--- What the task asks ---
Say how many lines contain the string "with". Give no other output.

--- Data shown ---
* BEGIN *

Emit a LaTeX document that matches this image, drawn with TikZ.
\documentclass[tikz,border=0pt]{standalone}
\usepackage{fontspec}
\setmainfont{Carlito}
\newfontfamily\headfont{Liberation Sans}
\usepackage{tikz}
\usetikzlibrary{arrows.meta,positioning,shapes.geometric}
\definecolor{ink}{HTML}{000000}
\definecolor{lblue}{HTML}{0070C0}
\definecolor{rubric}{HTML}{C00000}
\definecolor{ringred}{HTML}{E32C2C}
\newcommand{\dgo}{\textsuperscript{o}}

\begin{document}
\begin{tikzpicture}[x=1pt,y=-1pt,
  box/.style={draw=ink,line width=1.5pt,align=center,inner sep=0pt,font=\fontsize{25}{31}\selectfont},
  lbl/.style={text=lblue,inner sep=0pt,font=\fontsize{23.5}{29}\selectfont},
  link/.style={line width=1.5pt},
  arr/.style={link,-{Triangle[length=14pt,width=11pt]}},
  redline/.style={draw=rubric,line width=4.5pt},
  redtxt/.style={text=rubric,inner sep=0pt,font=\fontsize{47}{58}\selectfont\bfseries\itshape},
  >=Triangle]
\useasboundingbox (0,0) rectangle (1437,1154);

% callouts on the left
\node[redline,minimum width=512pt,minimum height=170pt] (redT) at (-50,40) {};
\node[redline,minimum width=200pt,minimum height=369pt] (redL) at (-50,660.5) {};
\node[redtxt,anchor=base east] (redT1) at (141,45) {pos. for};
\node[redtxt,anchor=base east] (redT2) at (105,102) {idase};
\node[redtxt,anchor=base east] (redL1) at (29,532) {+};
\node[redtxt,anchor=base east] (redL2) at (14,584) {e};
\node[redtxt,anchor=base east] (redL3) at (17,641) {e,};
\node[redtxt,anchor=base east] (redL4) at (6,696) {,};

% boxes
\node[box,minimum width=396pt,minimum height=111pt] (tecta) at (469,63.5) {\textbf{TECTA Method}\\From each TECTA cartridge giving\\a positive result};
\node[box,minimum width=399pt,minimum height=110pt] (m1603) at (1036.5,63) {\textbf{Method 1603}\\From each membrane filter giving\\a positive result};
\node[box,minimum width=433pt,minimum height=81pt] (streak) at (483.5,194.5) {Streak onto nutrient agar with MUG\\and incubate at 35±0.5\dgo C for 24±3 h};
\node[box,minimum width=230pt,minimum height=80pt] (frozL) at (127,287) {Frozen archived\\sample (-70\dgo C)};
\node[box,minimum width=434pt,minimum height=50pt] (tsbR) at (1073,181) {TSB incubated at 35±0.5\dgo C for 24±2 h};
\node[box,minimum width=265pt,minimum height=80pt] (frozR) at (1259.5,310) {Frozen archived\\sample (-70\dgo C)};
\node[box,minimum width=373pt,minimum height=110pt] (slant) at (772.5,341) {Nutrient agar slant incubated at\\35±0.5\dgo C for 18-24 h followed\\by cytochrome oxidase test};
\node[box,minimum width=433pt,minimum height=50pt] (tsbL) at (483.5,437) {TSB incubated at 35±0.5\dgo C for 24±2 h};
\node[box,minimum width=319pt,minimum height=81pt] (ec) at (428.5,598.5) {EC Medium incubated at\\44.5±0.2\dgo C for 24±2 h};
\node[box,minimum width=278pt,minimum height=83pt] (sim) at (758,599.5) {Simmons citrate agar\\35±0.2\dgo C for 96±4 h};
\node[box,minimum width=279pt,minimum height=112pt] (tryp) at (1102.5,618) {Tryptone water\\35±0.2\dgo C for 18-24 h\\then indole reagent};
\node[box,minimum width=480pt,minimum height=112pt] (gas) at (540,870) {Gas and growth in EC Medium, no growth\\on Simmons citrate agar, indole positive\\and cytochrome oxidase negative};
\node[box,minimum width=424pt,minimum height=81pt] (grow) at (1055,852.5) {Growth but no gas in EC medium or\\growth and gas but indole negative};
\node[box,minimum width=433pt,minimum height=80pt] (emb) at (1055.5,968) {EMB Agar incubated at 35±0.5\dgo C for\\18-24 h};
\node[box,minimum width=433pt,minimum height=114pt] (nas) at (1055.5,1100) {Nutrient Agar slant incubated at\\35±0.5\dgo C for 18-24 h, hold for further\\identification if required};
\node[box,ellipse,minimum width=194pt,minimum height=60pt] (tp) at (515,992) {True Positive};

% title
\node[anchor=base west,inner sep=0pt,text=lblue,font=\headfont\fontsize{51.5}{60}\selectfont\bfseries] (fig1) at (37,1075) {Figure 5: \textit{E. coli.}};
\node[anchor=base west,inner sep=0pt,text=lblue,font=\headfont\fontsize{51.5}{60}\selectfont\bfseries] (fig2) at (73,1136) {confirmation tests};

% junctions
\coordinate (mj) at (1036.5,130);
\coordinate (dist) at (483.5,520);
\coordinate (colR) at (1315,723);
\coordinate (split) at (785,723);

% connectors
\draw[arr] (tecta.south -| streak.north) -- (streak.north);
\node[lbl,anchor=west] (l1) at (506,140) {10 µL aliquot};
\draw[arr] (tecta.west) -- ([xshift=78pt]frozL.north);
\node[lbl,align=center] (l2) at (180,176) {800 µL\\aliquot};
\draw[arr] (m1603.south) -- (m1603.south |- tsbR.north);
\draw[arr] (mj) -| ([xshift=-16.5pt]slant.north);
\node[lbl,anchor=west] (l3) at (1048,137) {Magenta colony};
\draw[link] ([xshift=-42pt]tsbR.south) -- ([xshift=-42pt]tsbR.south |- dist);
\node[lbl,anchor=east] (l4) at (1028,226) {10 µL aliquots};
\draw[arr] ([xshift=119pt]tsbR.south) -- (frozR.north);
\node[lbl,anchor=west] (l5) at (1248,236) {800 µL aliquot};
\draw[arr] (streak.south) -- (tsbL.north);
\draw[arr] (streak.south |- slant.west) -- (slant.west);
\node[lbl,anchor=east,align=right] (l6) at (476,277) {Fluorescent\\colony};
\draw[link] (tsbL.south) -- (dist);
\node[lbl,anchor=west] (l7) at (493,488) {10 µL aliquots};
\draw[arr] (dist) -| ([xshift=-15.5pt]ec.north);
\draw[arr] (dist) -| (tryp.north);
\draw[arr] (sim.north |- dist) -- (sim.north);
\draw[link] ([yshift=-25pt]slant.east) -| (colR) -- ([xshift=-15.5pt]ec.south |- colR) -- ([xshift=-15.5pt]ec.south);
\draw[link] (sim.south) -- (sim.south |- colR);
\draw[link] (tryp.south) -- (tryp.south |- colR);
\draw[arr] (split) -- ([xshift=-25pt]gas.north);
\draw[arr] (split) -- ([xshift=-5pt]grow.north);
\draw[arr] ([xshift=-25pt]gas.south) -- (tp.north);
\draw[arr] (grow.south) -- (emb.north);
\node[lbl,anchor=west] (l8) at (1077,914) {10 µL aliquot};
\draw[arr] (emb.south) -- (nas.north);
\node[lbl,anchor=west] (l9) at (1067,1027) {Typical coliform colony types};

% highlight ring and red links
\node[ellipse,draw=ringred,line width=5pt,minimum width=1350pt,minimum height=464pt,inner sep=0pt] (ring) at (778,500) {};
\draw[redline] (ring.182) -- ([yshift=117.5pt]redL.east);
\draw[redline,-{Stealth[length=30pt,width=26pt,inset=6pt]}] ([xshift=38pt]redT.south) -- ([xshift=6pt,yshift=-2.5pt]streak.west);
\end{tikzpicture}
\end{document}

* END *
* BEGIN *

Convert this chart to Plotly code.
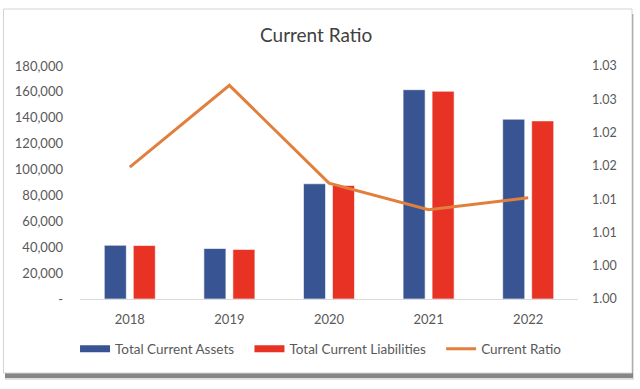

* END *

--- Response to this exercise ---
2